O parágrafo 3º do artigo 22, por sua vez, é direto ao apontar que "a revelia da parte não impedirá que seja proferida a sentença arbitral", sendo essa expressa disposição legal o suficiente para afastar chicanas como aquela acima descrita. 

Como assevera Carlos Alberto Carmona, "a situação de total alheamento de uma das partes (a começar pela falta de colaboração na constituição do tribunal arbitral), como a falta de participação ativa de qualquer um dos atos do processo, não terá a menor influência quanto aos poderes dos árbitros, e a atitude negativa da parte não será um fator impeditivo da prolação da sentença" (Arbitragem e Processo – um Comentário à Lei nº 9.307/96. 3ª ed. São Paulo:  Atlas, 2009, p. 331). 

Nesse mesmo sentido, aponta Joel Figueira Jr. que "se existe cláusula compromissória cheia e a parte não comparecer para apresentar sua defesa perante o tribunal arbitral já instalado, essa parte sofrerá efeitos similares aos da revelia do processo judicial.
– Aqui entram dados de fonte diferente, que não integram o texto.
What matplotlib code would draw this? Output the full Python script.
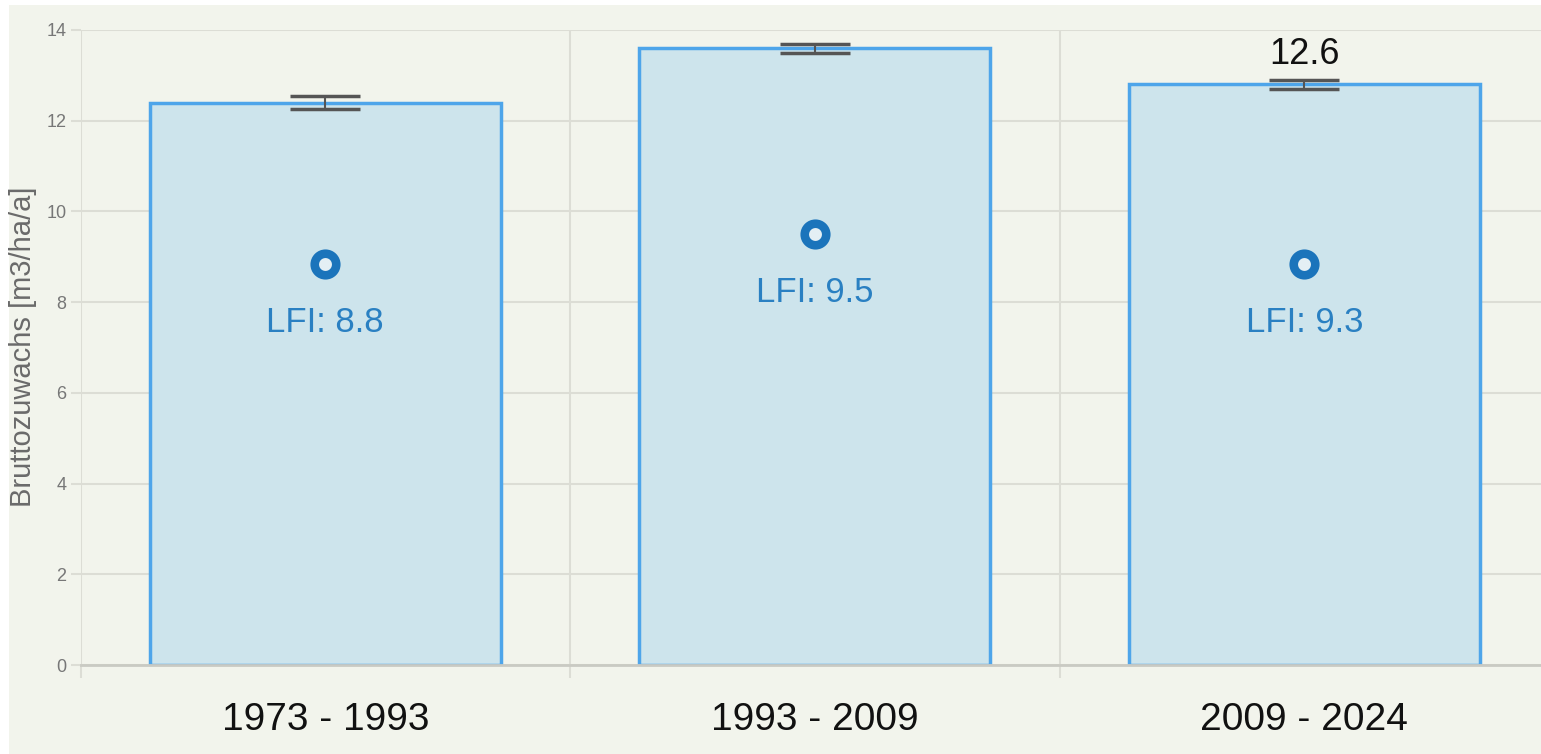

A pressão para que as partes participem da arbitragem é negativa, por se impedir que elas recorram ao Judiciário e por se criar uma situação de desvantagem no processo arbitral para a parte que não comparecer. Como regra tradicional, não há obrigação da parte apresentar a sua defesa, há um ônus; a não apresentação da defesa traz uma situação de desvantagem processual" (Arbitragem. 3ª ed. Rio de Janeiro: Forense, 2019, item 6 do capítulo 3). 

Aliás, sob a perspectiva do prestígio à autonomia da vontade das partes, a participação na arbitragem não pode mesmo ser obrigatória, sendo possível que o procedimento arbitral seja instalado e tramite regularmente com a presença de apenas uma das partes, naturalmente com a assunção pelo ausente dos ônus decorrentes de sua inércia. 

Não se pode deixar de anotar, além disso, que a negativa da parte em integrar o procedimento arbitral em nenhuma conjectura poderia implicar na inviabilidade de sua instauração, uma vez que, se da inércia, deliberada ou não, decorresse o impedimento da formação do painel arbitral, a outra parte, salvo se renunciasse ao direito de solucionar a controvérsia no ambiente da arbitragem, restaria desprovida de meios para a resolução do litígio, já que a existência da cláusula compromissória impediria o acesso ao Poder Judiciário. 

O procedimento arbitral, nesse contexto, será regido pelas normas fixadas no cláusula arbitral cheia, no compromisso arbitral e no regulamento da Câmara de Arbitragem, que será especialmente relevante para disciplinar o tratamento a ser dispensado ao revel, na medida em que não há, na Lei de Arbitragem, regramento dos efeitos da revelia, ao contrário do que ocorre na jurisdição estatal, em que o Código de Processo Civil trata, ilustrativamente, da presunção de veracidade das alegações do autor (artigo 344) e da fluência dos prazos mesmo se o revel não constituir advogado (artigo 346). 

Esses princípios processuais, como, em regra, os demais previstos no Código de Processo Civil, não se aplicam no ambiente arbitral, não se operando a presunção de veracidade das alegações da parte adversa, tendo total liberdade os árbitros para perquirir a verdade real, com a produção de todas as provas que entenderem pertinentes, não se encontrando, de forma alguma impedidos de julgar, eventualmente, contra os interesses daquele que atuou ativamente no procedimento arbitral. 

A revelia somente poderia importar no impositivo reconhecimento da veracidade dos fatos apresentados pela parte contrária se, na cláusula arbitral cheia ou no compromisso arbitral, houvesse a expressa previsão desse efeito, já que se trataria de uma emanação da autonomia de vontade, fundamento principal da arbitragem. 

É fundamental registrar, por outro lado, que a validade do procedimento arbitral desenvolvido sem a presença de uma das partes está condicionada à estrita observância do contraditório, mediante a cientificação da parte revel acerca dos atos praticados, inclusive porque, a despeito de não ter integrado o procedimento desde o início, pode passar a nele atuar posteriormente — ainda com as limitações decorrentes de sua inação inicial —, sendo-lhe franqueada, ilustrativamente, a produção de provas. Haveria insanável nulidade no caso de supressão ou limitação do contraditório. 

Em suma. Uma vez existente cláusula compromissória, seja cheia ou vazia, que determine a instauração da arbitragem para a resolução de litígios, é irrelevante que a parte integre o procedimento arbitral para que ele se desenvolva regularmente, até a prolação da respectiva e válida sentença. A recalcitrância da parte, qualquer que seja a motivação, não tem o condão de impedir que a controvérsia seja solvida, existindo, para essa hipótese, instrumentos conferidos pela própria Lei de Arbitragem para que o tribunal arbitral seja constituído e possa, sempre com a garantia do contraditório, solucionar a disputa.